1. You have addressed all confidentiality and privacy issues pertaining to the data you intend to share such as::

Modifications to data as required to ensure confidentiality / privacy
Having secured permissions to share research data (in a manner that does not reveal confidential information) as part of a Research Participant Agreement.

2. The data is in a useful format that others can easily make use of and that will remain useful over time.

3. You have created information about the data that will accompany the data in the repository. This should include:

Data Documentation
Metadata
Software - identifying software / versions used to analyze data in various forms / versions.

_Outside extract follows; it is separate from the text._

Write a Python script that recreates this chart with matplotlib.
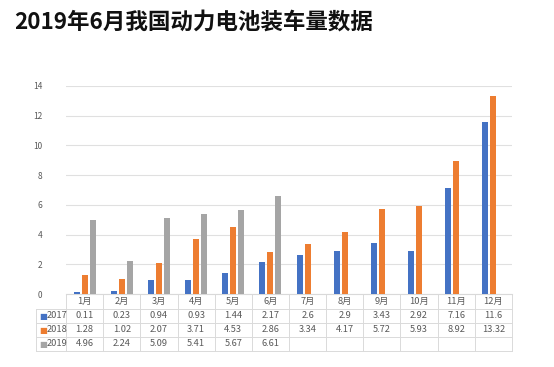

4. You have addressed all Intellectual Property issues such as:

Having selected the appropriate License(s) to accommodate data sets.
Addressing your ability to share data derived from other sources. Be sure you understand what rights you have with regard to data you are using. You may or may not have the right to share these data. Check the license associated with these data or the data owners to verify what you can and can't do with these data.
Co-researcher agreements over ownership of the data.

5. You have identified relevant permissions for accessing data in the repository if the data cannot be made openly available.

6. You have identified who to contact for permission to access data.

7. You have either assigned a DOI to your data - OR - have verified that the repository you are placing your data in will assign it a DOI.

Can I Share My Data: Portage’s Decision Tool

Deciding whether you can share you data was recently made easier to understand with Portage’s Can I Share My Data Decision Tree. It will walk you through many of the issues discussed and help you make an informed decision.